Procurement & lifecycle: how to buy smart this cycle

  • Staggered adoption. Move execs, power users, and camera-dependent roles to Pro/Pro Max first; hold the broader fleet for 60–90 days until first patch cadence stabilises.

  • Employee choice. If the iPhone 17 Air is materially thinner but feature-trimmed, keep it as an option, not the default; Bloomberg’s guidance suggests it won’t suit everyone. Carrier & eSIM ops. Re-negotiate eSIM activation SLAs; ensure your MDM and carrier portals support bulk eSIM swaps during refresh peaks. What might not show up today

  • Macs/M5. Historically, Macs land in an October window. Don’t build plans assuming Mac refresh news today.

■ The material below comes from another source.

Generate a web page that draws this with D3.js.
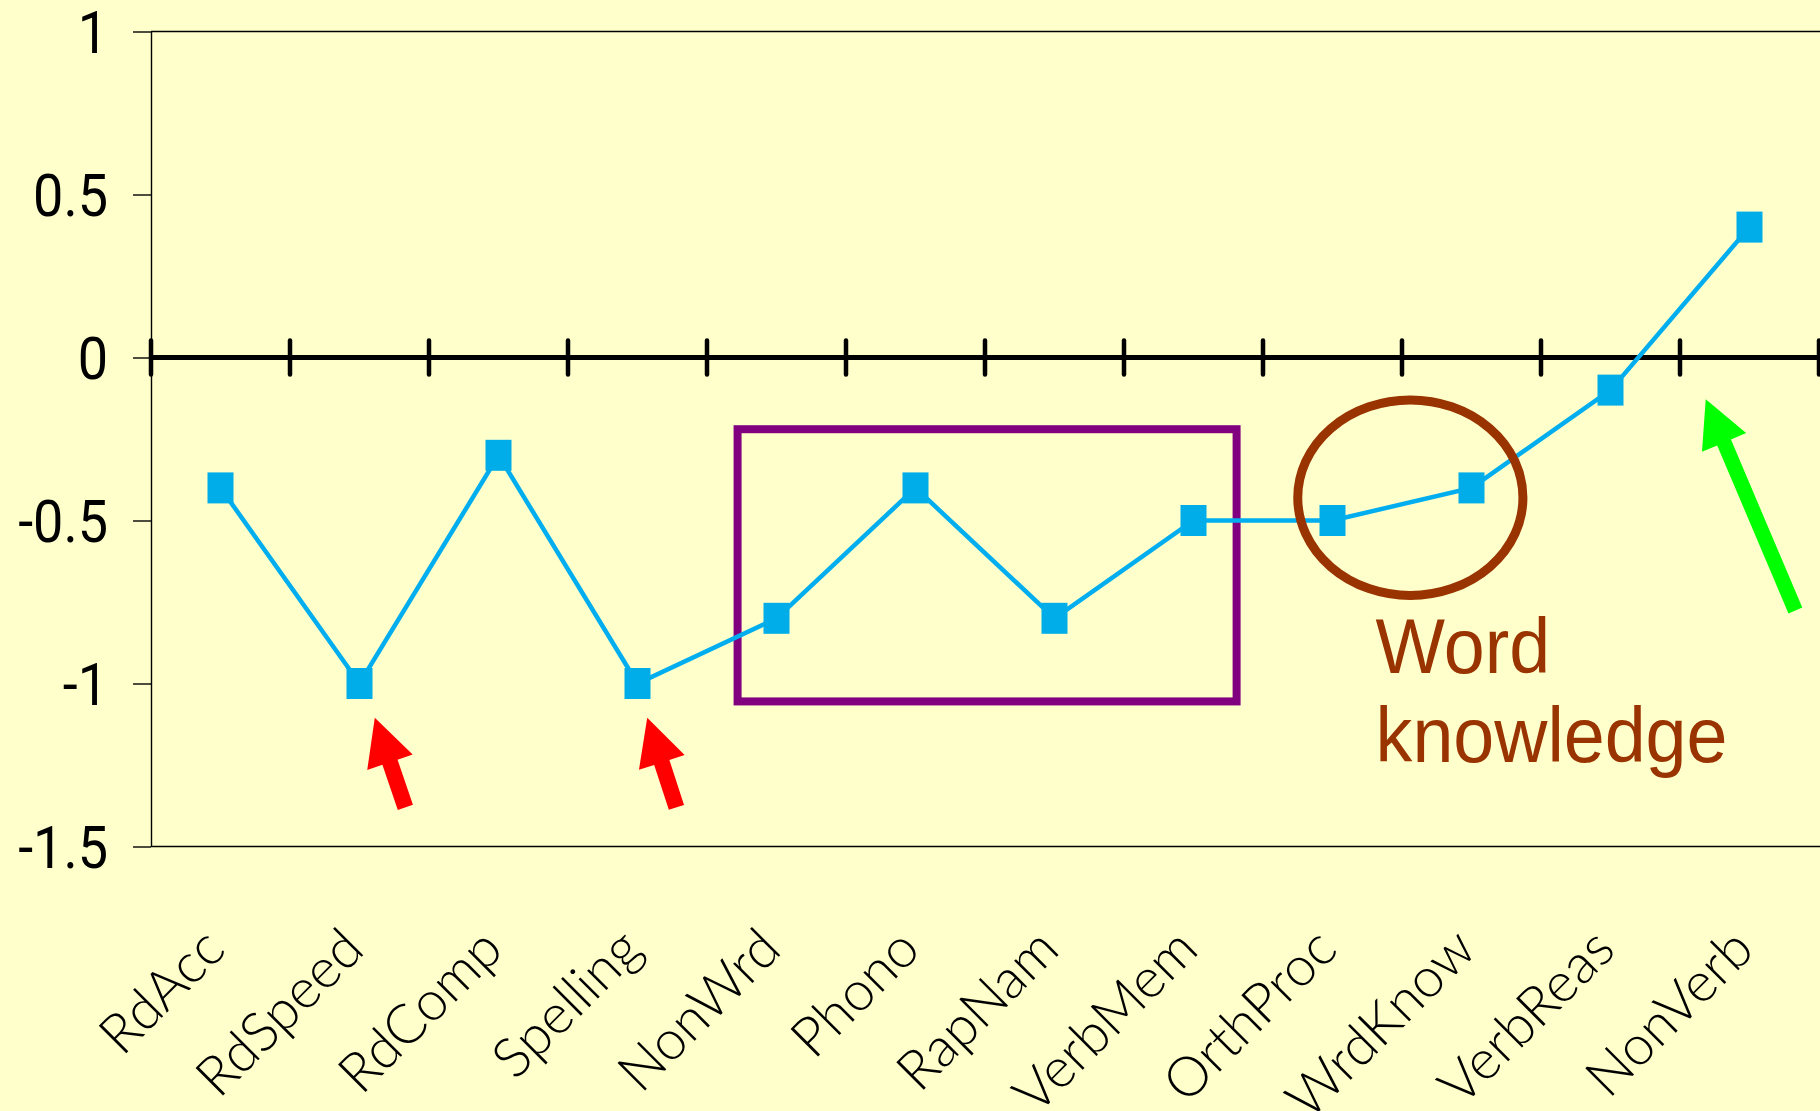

  • Major AI feature leaps. 9to5Mac expects Apple to downplay Apple Intelligence on stage. Plan your AI pilots based on WWDC-announced capabilities plus iOS 19 release notes—not on new keynote surprises.

Your same-day checklist

  1. Freeze prod updates in MDM until app vendors certify iOS 19/WatchOS updates.

  2. Order small test batches of each new iPhone for accessory fit, battery studies, and network testing.

  3. Brief help desk on eSIM provisioning changes and potential satellite/Watch questions.

  4. Update data-handling policies for higher-res media and new sensor classes.

  5. Communicate clearly: publish a one-pager for employees with timelines, eligibility, and support boundaries.


Bottom line

Today’s Apple event looks evolutionary, not revolutionary—but the stacked set of small wins (battery, radios, reliability, new form factor) can add up to real productivity and TCO improvements across large fleets. The best IT shops will translate that into concrete policy updates, measured pilots, and a procurement plan that buys what your users need, not just what’s shiny on stage. We’ll revisit once the dust settles with hard specs and deployment guidance.